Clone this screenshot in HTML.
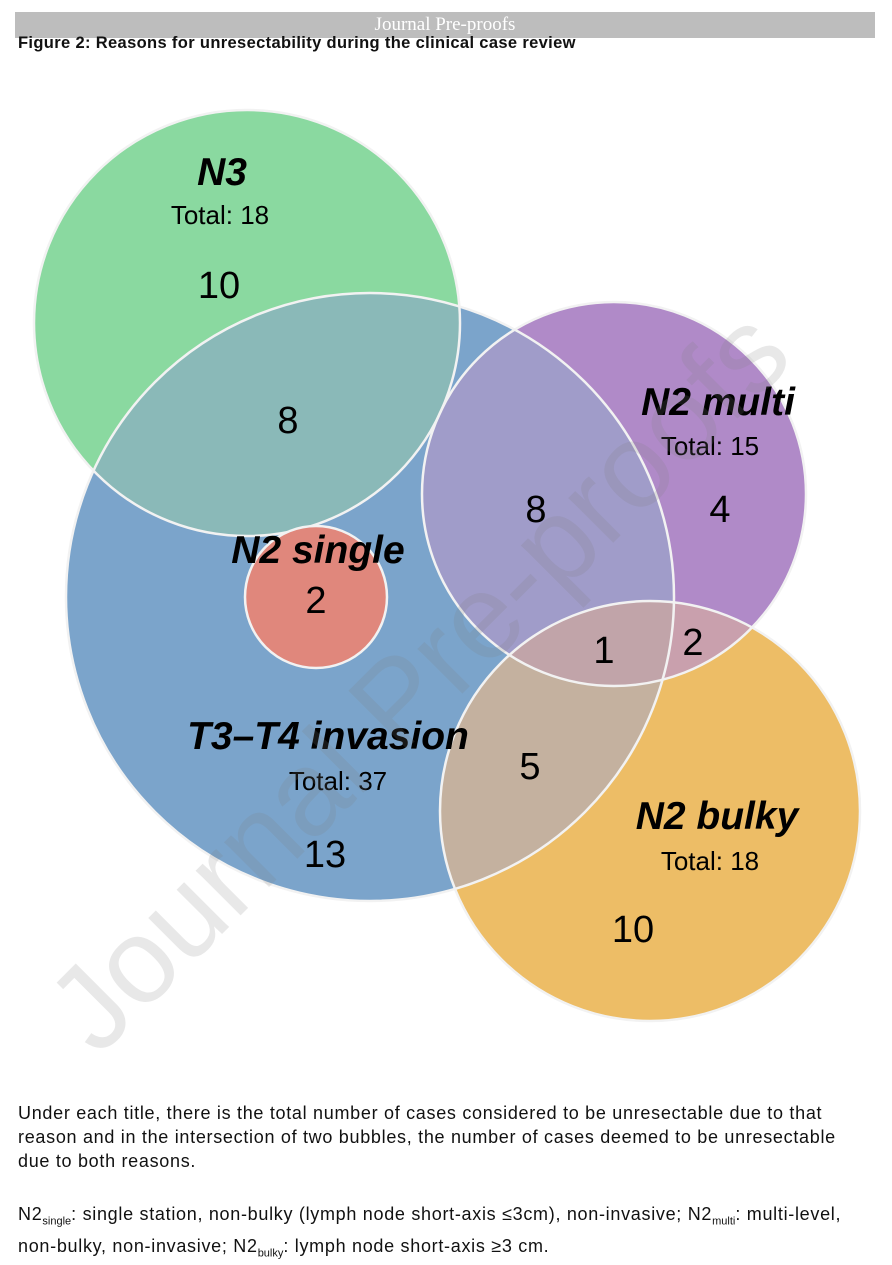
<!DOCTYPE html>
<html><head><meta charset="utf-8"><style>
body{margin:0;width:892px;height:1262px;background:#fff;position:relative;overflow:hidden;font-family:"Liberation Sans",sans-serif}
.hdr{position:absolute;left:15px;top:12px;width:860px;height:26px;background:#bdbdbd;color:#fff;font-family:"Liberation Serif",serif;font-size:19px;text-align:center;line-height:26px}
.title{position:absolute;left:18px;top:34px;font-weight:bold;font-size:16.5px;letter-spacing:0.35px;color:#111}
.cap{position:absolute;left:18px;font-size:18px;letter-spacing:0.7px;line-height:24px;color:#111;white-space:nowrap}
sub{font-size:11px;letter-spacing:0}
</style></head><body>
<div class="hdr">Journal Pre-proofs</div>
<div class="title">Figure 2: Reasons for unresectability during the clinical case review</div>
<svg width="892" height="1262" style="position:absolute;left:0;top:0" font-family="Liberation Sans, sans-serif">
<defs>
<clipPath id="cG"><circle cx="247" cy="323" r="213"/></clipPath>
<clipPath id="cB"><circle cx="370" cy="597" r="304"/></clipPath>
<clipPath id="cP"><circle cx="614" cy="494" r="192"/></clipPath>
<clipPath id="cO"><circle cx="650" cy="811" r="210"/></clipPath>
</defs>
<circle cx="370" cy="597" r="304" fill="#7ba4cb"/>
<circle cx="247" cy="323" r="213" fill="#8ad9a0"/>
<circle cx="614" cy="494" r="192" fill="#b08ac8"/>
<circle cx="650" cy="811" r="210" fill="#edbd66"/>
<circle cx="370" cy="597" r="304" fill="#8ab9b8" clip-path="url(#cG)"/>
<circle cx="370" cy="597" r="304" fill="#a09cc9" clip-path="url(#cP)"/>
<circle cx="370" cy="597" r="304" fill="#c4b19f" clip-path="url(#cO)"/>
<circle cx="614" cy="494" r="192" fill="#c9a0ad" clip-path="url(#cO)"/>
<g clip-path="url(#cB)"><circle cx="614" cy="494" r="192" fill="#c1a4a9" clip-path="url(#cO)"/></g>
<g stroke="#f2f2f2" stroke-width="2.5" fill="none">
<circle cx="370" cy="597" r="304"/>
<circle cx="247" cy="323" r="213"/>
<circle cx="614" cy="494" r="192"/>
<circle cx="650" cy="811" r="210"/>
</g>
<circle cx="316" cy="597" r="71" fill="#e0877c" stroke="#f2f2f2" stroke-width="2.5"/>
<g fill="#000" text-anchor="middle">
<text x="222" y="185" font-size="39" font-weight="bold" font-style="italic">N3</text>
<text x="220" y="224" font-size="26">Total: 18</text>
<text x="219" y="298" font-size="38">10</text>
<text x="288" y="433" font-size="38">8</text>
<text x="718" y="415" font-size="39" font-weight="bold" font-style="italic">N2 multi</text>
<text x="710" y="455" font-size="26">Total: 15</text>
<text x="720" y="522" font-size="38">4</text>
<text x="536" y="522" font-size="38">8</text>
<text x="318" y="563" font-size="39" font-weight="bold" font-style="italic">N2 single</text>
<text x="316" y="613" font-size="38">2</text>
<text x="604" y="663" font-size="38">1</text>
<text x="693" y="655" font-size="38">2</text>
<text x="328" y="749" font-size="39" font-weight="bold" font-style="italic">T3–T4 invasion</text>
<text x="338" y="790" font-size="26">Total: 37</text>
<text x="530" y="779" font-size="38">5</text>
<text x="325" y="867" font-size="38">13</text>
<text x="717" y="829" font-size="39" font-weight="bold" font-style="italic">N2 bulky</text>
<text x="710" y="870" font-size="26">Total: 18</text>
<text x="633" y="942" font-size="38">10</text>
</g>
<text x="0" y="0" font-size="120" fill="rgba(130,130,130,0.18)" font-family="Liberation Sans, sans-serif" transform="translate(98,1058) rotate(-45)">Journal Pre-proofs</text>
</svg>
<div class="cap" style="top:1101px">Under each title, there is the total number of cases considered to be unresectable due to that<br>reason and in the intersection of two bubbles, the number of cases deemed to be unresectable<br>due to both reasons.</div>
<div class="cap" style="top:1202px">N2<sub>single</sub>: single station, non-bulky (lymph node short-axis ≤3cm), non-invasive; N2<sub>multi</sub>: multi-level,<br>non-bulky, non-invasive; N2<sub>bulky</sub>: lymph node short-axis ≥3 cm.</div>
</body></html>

┄┄┄┄┄┄

▶ _REQUIRED WORK_: Reproduce the listing word for word and omit its pictures.

▶ _SOLUTION FOR THIS EXERCISE_:
Clone this screenshot in HTML.
<!DOCTYPE html>
<html><head><meta charset="utf-8"><style>
body{margin:0;width:892px;height:1262px;background:#fff;position:relative;overflow:hidden;font-family:"Liberation Sans",sans-serif}
.hdr{position:absolute;left:15px;top:12px;width:860px;height:26px;background:#bdbdbd;color:#fff;font-family:"Liberation Serif",serif;font-size:19px;text-align:center;line-height:26px}
.title{position:absolute;left:18px;top:34px;font-weight:bold;font-size:16.5px;letter-spacing:0.35px;color:#111}
.cap{position:absolute;left:18px;font-size:18px;letter-spacing:0.7px;line-height:24px;color:#111;white-space:nowrap}
sub{font-size:11px;letter-spacing:0}
</style></head><body>
<div class="hdr">Journal Pre-proofs</div>
<div class="title">Figure 2: Reasons for unresectability during the clinical case review</div>
<svg width="892" height="1262" style="position:absolute;left:0;top:0" font-family="Liberation Sans, sans-serif">
<defs>
<clipPath id="cG"><circle cx="247" cy="323" r="213"/></clipPath>
<clipPath id="cB"><circle cx="370" cy="597" r="304"/></clipPath>
<clipPath id="cP"><circle cx="614" cy="494" r="192"/></clipPath>
<clipPath id="cO"><circle cx="650" cy="811" r="210"/></clipPath>
</defs>
<circle cx="370" cy="597" r="304" fill="#7ba4cb"/>
<circle cx="247" cy="323" r="213" fill="#8ad9a0"/>
<circle cx="614" cy="494" r="192" fill="#b08ac8"/>
<circle cx="650" cy="811" r="210" fill="#edbd66"/>
<circle cx="370" cy="597" r="304" fill="#8ab9b8" clip-path="url(#cG)"/>
<circle cx="370" cy="597" r="304" fill="#a09cc9" clip-path="url(#cP)"/>
<circle cx="370" cy="597" r="304" fill="#c4b19f" clip-path="url(#cO)"/>
<circle cx="614" cy="494" r="192" fill="#c9a0ad" clip-path="url(#cO)"/>
<g clip-path="url(#cB)"><circle cx="614" cy="494" r="192" fill="#c1a4a9" clip-path="url(#cO)"/></g>
<g stroke="#f2f2f2" stroke-width="2.5" fill="none">
<circle cx="370" cy="597" r="304"/>
<circle cx="247" cy="323" r="213"/>
<circle cx="614" cy="494" r="192"/>
<circle cx="650" cy="811" r="210"/>
</g>
<circle cx="316" cy="597" r="71" fill="#e0877c" stroke="#f2f2f2" stroke-width="2.5"/>
<g fill="#000" text-anchor="middle">
<text x="222" y="185" font-size="39" font-weight="bold" font-style="italic">N3</text>
<text x="220" y="224" font-size="26">Total: 18</text>
<text x="219" y="298" font-size="38">10</text>
<text x="288" y="433" font-size="38">8</text>
<text x="718" y="415" font-size="39" font-weight="bold" font-style="italic">N2 multi</text>
<text x="710" y="455" font-size="26">Total: 15</text>
<text x="720" y="522" font-size="38">4</text>
<text x="536" y="522" font-size="38">8</text>
<text x="318" y="563" font-size="39" font-weight="bold" font-style="italic">N2 single</text>
<text x="316" y="613" font-size="38">2</text>
<text x="604" y="663" font-size="38">1</text>
<text x="693" y="655" font-size="38">2</text>
<text x="328" y="749" font-size="39" font-weight="bold" font-style="italic">T3–T4 invasion</text>
<text x="338" y="790" font-size="26">Total: 37</text>
<text x="530" y="779" font-size="38">5</text>
<text x="325" y="867" font-size="38">13</text>
<text x="717" y="829" font-size="39" font-weight="bold" font-style="italic">N2 bulky</text>
<text x="710" y="870" font-size="26">Total: 18</text>
<text x="633" y="942" font-size="38">10</text>
</g>
<text x="0" y="0" font-size="120" fill="rgba(130,130,130,0.18)" font-family="Liberation Sans, sans-serif" transform="translate(98,1058) rotate(-45)">Journal Pre-proofs</text>
</svg>
<div class="cap" style="top:1101px">Under each title, there is the total number of cases considered to be unresectable due to that<br>reason and in the intersection of two bubbles, the number of cases deemed to be unresectable<br>due to both reasons.</div>
<div class="cap" style="top:1202px">N2<sub>single</sub>: single station, non-bulky (lymph node short-axis ≤3cm), non-invasive; N2<sub>multi</sub>: multi-level,<br>non-bulky, non-invasive; N2<sub>bulky</sub>: lymph node short-axis ≥3 cm.</div>
</body></html>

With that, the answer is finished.